__Directive__
Determine the number of lines that contain the word "Apache", then state that number and nothing more.

Data entries:
━━━━━━━━━━━━━━━━━━━━
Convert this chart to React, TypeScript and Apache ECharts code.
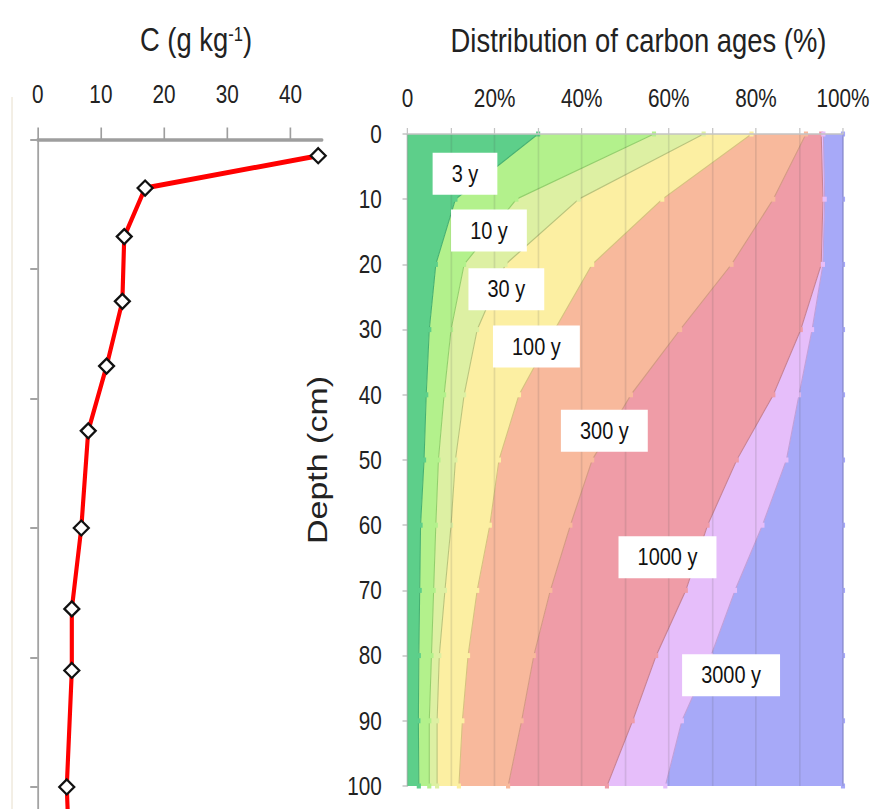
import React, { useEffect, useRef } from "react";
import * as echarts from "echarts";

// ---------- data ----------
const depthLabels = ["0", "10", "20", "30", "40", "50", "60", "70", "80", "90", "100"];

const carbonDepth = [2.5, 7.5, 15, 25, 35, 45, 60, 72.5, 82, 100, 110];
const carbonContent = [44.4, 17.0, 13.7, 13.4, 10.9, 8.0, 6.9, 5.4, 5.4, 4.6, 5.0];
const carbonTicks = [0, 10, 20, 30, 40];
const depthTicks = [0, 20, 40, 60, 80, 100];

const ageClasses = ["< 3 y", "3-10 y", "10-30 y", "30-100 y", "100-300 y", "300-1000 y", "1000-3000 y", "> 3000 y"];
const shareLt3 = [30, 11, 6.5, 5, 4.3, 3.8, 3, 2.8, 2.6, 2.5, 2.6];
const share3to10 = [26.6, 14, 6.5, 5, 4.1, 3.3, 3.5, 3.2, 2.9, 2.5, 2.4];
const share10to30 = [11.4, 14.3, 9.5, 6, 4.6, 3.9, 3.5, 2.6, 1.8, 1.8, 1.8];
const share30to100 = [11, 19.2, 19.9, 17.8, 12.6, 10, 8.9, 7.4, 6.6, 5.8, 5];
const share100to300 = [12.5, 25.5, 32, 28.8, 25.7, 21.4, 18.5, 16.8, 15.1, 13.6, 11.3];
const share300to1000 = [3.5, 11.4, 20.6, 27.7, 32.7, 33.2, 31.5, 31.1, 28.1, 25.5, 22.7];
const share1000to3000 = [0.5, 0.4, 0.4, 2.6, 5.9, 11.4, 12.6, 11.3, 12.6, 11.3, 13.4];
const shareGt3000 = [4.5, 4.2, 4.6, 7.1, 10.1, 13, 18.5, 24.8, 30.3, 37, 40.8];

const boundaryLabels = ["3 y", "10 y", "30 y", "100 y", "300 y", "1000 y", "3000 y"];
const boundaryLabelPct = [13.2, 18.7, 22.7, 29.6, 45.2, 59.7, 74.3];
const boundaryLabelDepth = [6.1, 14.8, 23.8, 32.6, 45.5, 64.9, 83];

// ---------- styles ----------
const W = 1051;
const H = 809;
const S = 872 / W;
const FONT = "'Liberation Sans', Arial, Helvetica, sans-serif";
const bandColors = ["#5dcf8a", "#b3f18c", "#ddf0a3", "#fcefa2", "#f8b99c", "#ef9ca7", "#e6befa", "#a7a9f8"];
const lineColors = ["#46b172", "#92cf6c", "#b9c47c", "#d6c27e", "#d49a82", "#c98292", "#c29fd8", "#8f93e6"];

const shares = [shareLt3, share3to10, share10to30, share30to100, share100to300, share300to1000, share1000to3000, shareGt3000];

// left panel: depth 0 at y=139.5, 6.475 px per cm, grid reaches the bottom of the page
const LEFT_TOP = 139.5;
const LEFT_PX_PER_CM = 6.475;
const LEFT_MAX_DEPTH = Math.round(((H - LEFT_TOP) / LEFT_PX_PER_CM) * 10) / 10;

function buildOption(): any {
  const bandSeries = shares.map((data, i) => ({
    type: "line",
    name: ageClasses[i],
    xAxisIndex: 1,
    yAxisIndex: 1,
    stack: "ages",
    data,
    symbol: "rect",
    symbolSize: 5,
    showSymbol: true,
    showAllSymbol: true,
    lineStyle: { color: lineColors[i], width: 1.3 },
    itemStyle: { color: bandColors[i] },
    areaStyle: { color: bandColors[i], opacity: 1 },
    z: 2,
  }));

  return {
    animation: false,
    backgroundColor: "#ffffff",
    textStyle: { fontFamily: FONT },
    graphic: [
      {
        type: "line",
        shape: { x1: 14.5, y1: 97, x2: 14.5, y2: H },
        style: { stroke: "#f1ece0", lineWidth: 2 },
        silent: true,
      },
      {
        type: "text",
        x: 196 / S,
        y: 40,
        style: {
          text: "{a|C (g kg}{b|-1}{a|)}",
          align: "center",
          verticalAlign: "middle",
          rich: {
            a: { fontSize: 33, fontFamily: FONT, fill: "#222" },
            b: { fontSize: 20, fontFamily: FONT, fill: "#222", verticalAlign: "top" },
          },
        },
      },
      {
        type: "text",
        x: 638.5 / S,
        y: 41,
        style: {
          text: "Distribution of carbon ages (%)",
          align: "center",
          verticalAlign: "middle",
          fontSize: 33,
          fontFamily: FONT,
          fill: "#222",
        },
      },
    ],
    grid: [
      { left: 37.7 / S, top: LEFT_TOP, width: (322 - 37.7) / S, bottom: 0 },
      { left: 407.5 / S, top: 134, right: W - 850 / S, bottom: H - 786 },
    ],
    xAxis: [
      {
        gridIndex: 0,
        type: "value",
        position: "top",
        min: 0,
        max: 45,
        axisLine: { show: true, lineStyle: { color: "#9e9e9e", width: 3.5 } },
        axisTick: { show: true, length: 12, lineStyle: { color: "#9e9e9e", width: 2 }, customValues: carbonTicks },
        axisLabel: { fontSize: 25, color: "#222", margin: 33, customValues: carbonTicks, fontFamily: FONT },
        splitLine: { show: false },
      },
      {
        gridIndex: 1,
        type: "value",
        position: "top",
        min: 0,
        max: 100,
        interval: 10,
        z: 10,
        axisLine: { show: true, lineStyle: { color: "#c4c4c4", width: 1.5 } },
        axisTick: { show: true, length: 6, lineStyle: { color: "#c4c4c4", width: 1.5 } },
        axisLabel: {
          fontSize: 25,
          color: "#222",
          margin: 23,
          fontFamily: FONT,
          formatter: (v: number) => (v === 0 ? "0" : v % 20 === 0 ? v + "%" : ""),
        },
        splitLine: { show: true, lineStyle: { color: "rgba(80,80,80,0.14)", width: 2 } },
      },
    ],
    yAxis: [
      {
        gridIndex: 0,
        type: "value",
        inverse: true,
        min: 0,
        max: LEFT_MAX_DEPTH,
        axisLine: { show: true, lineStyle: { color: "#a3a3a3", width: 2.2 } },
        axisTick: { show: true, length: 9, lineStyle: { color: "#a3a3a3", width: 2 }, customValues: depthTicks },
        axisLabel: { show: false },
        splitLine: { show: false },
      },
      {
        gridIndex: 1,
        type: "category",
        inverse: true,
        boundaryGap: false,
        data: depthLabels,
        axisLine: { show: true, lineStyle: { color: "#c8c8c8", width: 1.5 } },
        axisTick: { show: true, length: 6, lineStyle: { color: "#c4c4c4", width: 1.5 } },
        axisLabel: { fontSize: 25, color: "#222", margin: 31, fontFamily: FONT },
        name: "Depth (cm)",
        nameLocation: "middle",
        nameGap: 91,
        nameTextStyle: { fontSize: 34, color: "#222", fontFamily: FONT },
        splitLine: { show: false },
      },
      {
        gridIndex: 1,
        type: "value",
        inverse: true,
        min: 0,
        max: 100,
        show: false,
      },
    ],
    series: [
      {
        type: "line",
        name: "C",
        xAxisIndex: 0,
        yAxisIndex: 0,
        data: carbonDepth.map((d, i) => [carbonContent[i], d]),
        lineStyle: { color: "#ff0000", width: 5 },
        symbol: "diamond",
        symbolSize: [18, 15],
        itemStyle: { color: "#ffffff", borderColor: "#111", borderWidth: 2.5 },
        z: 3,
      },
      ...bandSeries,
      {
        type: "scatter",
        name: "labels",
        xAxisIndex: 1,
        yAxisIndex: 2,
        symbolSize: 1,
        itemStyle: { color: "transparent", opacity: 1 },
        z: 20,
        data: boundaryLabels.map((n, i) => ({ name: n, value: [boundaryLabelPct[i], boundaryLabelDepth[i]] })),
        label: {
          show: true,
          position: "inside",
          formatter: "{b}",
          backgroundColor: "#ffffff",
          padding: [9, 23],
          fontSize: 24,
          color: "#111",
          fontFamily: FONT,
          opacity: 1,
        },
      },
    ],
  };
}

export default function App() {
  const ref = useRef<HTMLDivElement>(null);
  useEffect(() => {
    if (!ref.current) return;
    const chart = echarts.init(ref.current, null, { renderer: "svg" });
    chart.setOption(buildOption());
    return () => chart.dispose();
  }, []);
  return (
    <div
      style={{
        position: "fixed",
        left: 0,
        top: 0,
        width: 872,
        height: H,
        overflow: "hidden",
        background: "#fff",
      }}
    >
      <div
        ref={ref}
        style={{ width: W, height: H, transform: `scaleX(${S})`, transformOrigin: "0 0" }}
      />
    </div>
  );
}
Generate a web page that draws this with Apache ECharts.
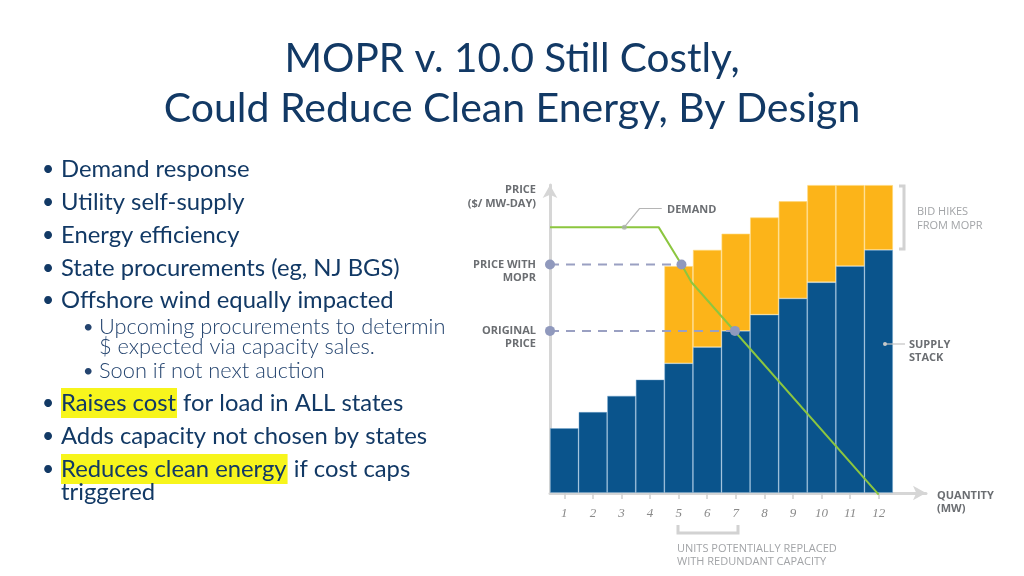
━━━━━━━━━━━━━━━━━━━━
__Solution to the problem__
2